Cyber resilience of these devices is also impossible without fundamentally being able to trust the veracity of their communications, as well as the confidentiality of the data they’re handling and storing. Effective encryption, alongside management of the cryptographic keys used, is essential in doing this.
Compliance, therefore, is increasingly about reinforcing long-term trust in connected products, enabling sustainable IoT adoption.
Hardware-Based Trust Anchors
Strong device identity is at the heart of compliance. Thales addresses this need through embedded eSIM (eUICC) and Secure Element (eSE) technologies, creating hardware-based trust anchors that:
- Securely protect device identifiers, preventing cloning and unauthorised use
- Guarantee the authenticity and integrity of firmware updates
- Safeguard sensitive data throughout the device lifecycle
By embedding these capabilities from day one, OEMs accelerate time-to-market for compliant devices while simplifying the challenges of global deployment.
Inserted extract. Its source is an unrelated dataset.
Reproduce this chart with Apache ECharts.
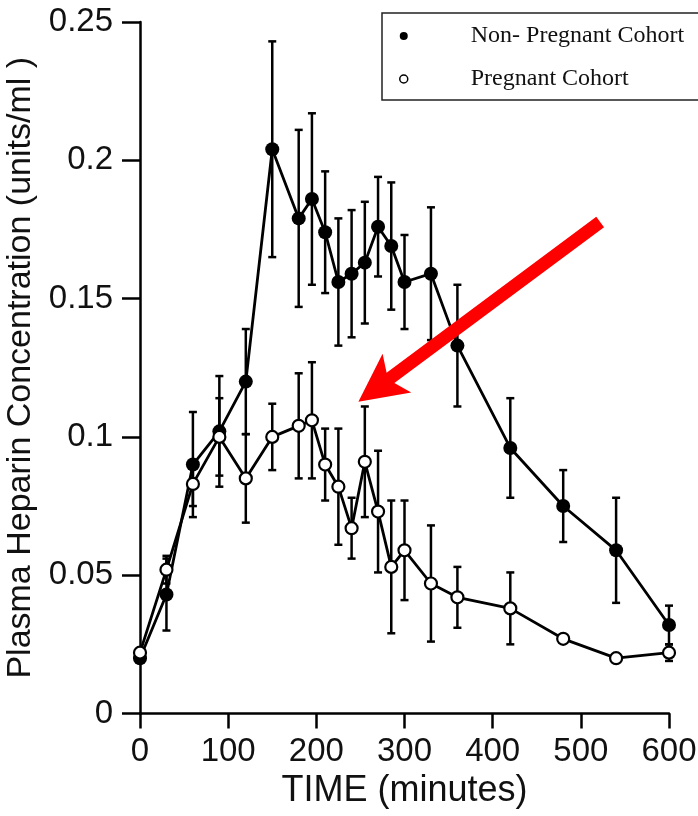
<!DOCTYPE html>
<html>
<head>
<meta charset="utf-8">
<script src="https://cdn.jsdelivr.net/npm/echarts@6/dist/echarts.min.js"></script>
<style>
  html, body { margin: 0; padding: 0; background: #fff; }
  #main { width: 698px; height: 816px; }
</style>
</head>
<body>
<div id="main"></div>
<script>
// time points (minutes)
var times = [0, 30, 60, 90, 120, 150, 180, 195, 210, 225, 240, 255, 270, 285, 300, 330, 360, 420, 480, 540, 600];
// non-pregnant cohort: mean and error
var npMean = [0.020, 0.043, 0.090, 0.102, 0.120, 0.204, 0.179, 0.186, 0.174, 0.156, 0.159, 0.163, 0.176, 0.169, 0.156, 0.159, 0.133, 0.096, 0.075, 0.059, 0.032];
var npErr  = [0, 0.013, 0.019, 0.020, 0.019, 0.039, 0.032, 0.031, 0.022, 0.023, 0.023, 0.022, 0.018, 0.023, 0.017, 0.024, 0.022, 0.018, 0.013, 0.019, 0.007];
// pregnant cohort
var pMean = [0.022, 0.052, 0.083, 0.100, 0.085, 0.100, 0.104, 0.106, 0.090, 0.082, 0.067, 0.091, 0.073, 0.053, 0.059, 0.047, 0.042, 0.038, 0.027, 0.020, 0.022];
var pErr  = [0, 0.005, 0.008, 0.014, 0.016, 0.012, 0.019, 0.021, 0.013, 0.021, 0.011, 0.020, 0.022, 0.024, 0.018, 0.021, 0.011, 0.013, 0, 0, 0.003];

var xTicks = [0, 100, 200, 300, 400, 500, 600];
var yTicks = [0, 0.05, 0.1, 0.15, 0.2, 0.25];

// red arrow annotation (data coords of tip and tail)
var arrowTip = [247.7, 0.1127];
var arrowTail = [521.9, 0.1777];

function pairs(xs, ys) {
  return xs.map(function (x, i) { return [x, ys[i]]; });
}
function errData(xs, ys, es) {
  return xs.map(function (x, i) { return [x, ys[i], es[i]]; });
}

function errRender(params, api) {
  var t = api.value(0), m = api.value(1), e = api.value(2);
  if (!e) return null;
  var top = api.coord([t, m + e]);
  var bot = api.coord([t, m - e]);
  var w = 4;
  var st = { stroke: '#000', lineWidth: 2.5 };
  return {
    type: 'group',
    children: [
      { type: 'line', shape: { x1: top[0], y1: top[1], x2: bot[0], y2: bot[1] }, style: st },
      { type: 'line', shape: { x1: top[0] - w, y1: top[1], x2: top[0] + w, y2: top[1] }, style: st },
      { type: 'line', shape: { x1: bot[0] - w, y1: bot[1], x2: bot[0] + w, y2: bot[1] }, style: st }
    ]
  };
}

var chart = echarts.init(document.getElementById('main'));

var option = {
  backgroundColor: '#fff',
  animation: false,
  grid: { left: 140, right: 29, top: 22, bottom: 102.5, outerBoundsMode: 'none', containLabel: false },
  legend: {
    orient: 'vertical',
    left: 382,
    top: 13,
    padding: [10, 40, 8, 17],
    itemGap: 17,
    itemWidth: 8,
    itemHeight: 8,
    borderColor: '#222',
    borderWidth: 1.5,
    textStyle: {
      fontFamily: 'Liberation Serif',
      fontSize: 24,
      lineHeight: 26,
      color: '#111',
      padding: [0, 0, 0, 58]
    },
    data: [
      { name: 'Non- Pregnant Cohort', icon: 'circle', itemStyle: { color: '#000', borderWidth: 0 } },
      { name: 'Pregnant Cohort', icon: 'circle', itemStyle: { color: '#fff', borderColor: '#000', borderWidth: 1.5 } }
    ]
  },
  xAxis: {
    type: 'value',
    min: 0,
    max: 600,
    interval: 100,
    name: 'TIME (minutes)',
    nameLocation: 'middle',
    nameGap: 58,
    nameTextStyle: { fontFamily: 'Liberation Sans', fontSize: 36, color: '#111' },
    axisLine: { lineStyle: { color: '#000', width: 2.5 } },
    axisTick: { length: 15, lineStyle: { color: '#000', width: 2.5 } },
    axisLabel: { margin: 22, fontFamily: 'Liberation Sans', fontSize: 33, color: '#111',
      formatter: function (v) { return xTicks.indexOf(v) >= 0 ? String(v) : ''; } },
    splitLine: { show: false }
  },
  yAxis: {
    type: 'value',
    min: 0,
    max: 0.25,
    interval: 0.05,
    name: 'Plasma Heparin Concentration (units/ml )',
    nameLocation: 'middle',
    nameGap: 90,
    nameTextStyle: { fontFamily: 'Liberation Sans', fontSize: 34, color: '#111' },
    axisLine: { lineStyle: { color: '#000', width: 2.5 } },
    axisTick: { length: 18, lineStyle: { color: '#000', width: 2.5 } },
    axisLabel: { margin: 27, fontFamily: 'Liberation Sans', fontSize: 33, color: '#111',
      formatter: function (v) {
        var r = Math.round(v * 100) / 100;
        return yTicks.indexOf(r) >= 0 ? String(r) : '';
      } },
    splitLine: { show: false }
  },
  series: [
    {
      name: 'npErr',
      type: 'custom',
      renderItem: errRender,
      data: errData(times, npMean, npErr),
      encode: { x: 0, y: 1 },
      z: 1
    },
    {
      name: 'pErr',
      type: 'custom',
      renderItem: errRender,
      data: errData(times, pMean, pErr),
      encode: { x: 0, y: 1 },
      z: 1
    },
    {
      name: 'Non- Pregnant Cohort',
      type: 'line',
      data: pairs(times, npMean),
      symbol: 'circle',
      symbolSize: 14,
      itemStyle: { color: '#000' },
      lineStyle: { color: '#000', width: 2.8 },
      z: 3
    },
    {
      name: 'Pregnant Cohort',
      type: 'line',
      data: pairs(times, pMean),
      symbol: 'circle',
      symbolSize: 12,
      showAllSymbol: true,
      itemStyle: { color: '#fff', borderColor: '#000', borderWidth: 2.2 },
      lineStyle: { color: '#000', width: 2.8 },
      z: 4
    }
  ]
};

chart.setOption(option);

// arrow annotation drawn from pixel positions of its data anchors
var T = chart.convertToPixel({ gridIndex: 0 }, arrowTip);
var S = chart.convertToPixel({ gridIndex: 0 }, arrowTail);
var dx = S[0] - T[0], dy = S[1] - T[1];
var len = Math.sqrt(dx * dx + dy * dy);
var ux = dx / len, uy = dy / len;
var nx = -uy, ny = ux;
function pt(a, b) { return [T[0] + ux * a + nx * b, T[1] + uy * a + ny * b]; }
var headLen = 48, headHalf = 24, neck = 40, shaft = 6.5;
var poly = [
  pt(0, 0),
  pt(headLen, headHalf),
  pt(neck, shaft),
  [S[0] + nx * shaft, S[1] + ny * shaft],
  [S[0] - nx * shaft, S[1] - ny * shaft],
  pt(neck, -shaft),
  pt(headLen, -headHalf)
];
chart.setOption({
  graphic: [{
    type: 'polygon',
    shape: { points: poly },
    style: { fill: '#ff0000' },
    z: 100
  }]
});
</script>
</body>
</html>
Building Resilience Across the Lifecycle
Cybersecurity in IoT is an ongoing discipline. Thales supports this with its Build, Run, Protect framework, which ensures security and compliance across every phase of a device’s lifecycle.
- Build – In-factory provisioning that reduces complexity and optimises device battery life
- Run – Adaptive connectivity that keeps devices secure online
- Protect – Continuous updates and protection through services like PKIaaS and secure Firmware-Over-the-Air (FOTA) updates
This lifecycle approach ensures that as regulations evolve and new threats emerge, IoT deployments remain both compliant and resilient.
Proven Market Leadership
Thales is the world’s #1 provider of eSIM subscription management solutions, with more than 400 projects delivered and partnerships with over 100 OEMs globally. As a leader in GSMA standards, including SGP.32 for eSIM interoperability and IoT SAFE cybersecurity specifications - Thales is actively shaping the regulatory frameworks that define the industry’s future. This leadership ensures that enterprises adopting Thales solutions are not only compliant today but future-ready.
From Compliance to Confidence
As regulatory scrutiny increases, true leaders will be those who view compliance not as an obligation but as an opportunity to differentiate. By embedding Thales’ trusted solutions and lifecycle services, CIOs, CTOs, and product leaders can build IoT ecosystems that go beyond regulation – delivering resilience, reliability, and long-term customer confidence.